Monsanto filed its opening brief in an Eighth Circuit appeal of the $75 million judgment in a dispute over harm allegedly caused by dicamba herbicides to peach trees owned by the plaintiffs, Bader Farms and Bill Bader. The brief and its addendum were submitted for review by Monsanto on Friday and were filed in the case on Monday.
Monsanto argued in the brief that the District Court had erred by “massively expanding Missouri’s doctrine of proximate causation” in its ruling and that the company should not be liable for the damage because it did not manufacture or sell the herbicide, which purportedly caused damage to the seeds.
“The purported bias for liability is that third-party farmers sprayed the herbicides over crops grown from Monsanto’s seeds contrary to express warnings – and the herbicides then allegedly drifted onto Plaintiff Bader Farms, damaging peach trees,” Monsanto explained in its brief. Monsanto purported that the misuse of Dicamba by a third party should not lead to Monsanto’s liability and that Missouri law does not allow for Monsanto to be liable when it did not either manufacture or sell the product.

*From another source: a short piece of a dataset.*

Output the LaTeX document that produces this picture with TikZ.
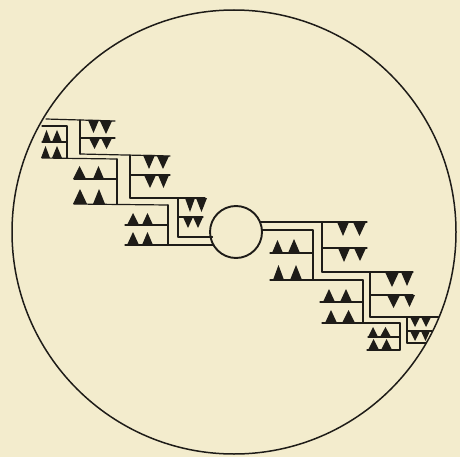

The company argued, among other things, that the district court had placed “impermissible emphasis on Monsanto’s net worth” in granting punitive damages. The company also explained that state law was expanded to allow for damages based on speculative lost future profits, which goes against precedent from other fruit tree lawsuits.
The Eastern District of Missouri previously lowered the amount of the judgment significantly from the $265 million that was granted to Bader Farms after a three-week jury trial. The court ruled that $75 million was a more “Constitutionally-appropriate amount.” Monsanto argued in the present brief that even this award of damages, which included $60 million in punitive damages, is “unconstitutionally excessive” and is contrary to precedent and Missouri law.
Monsanto, represented by Sidley Austin LLP, Bryan Cave Leighton Paisner LLP and Thompson Coburn LLP, asked the Eighth Circuit to reverse the ruling and ask the district court to rule in favor of Monsanto, or vacate the decision and remand the case for a new trial, or substantially reduce the award.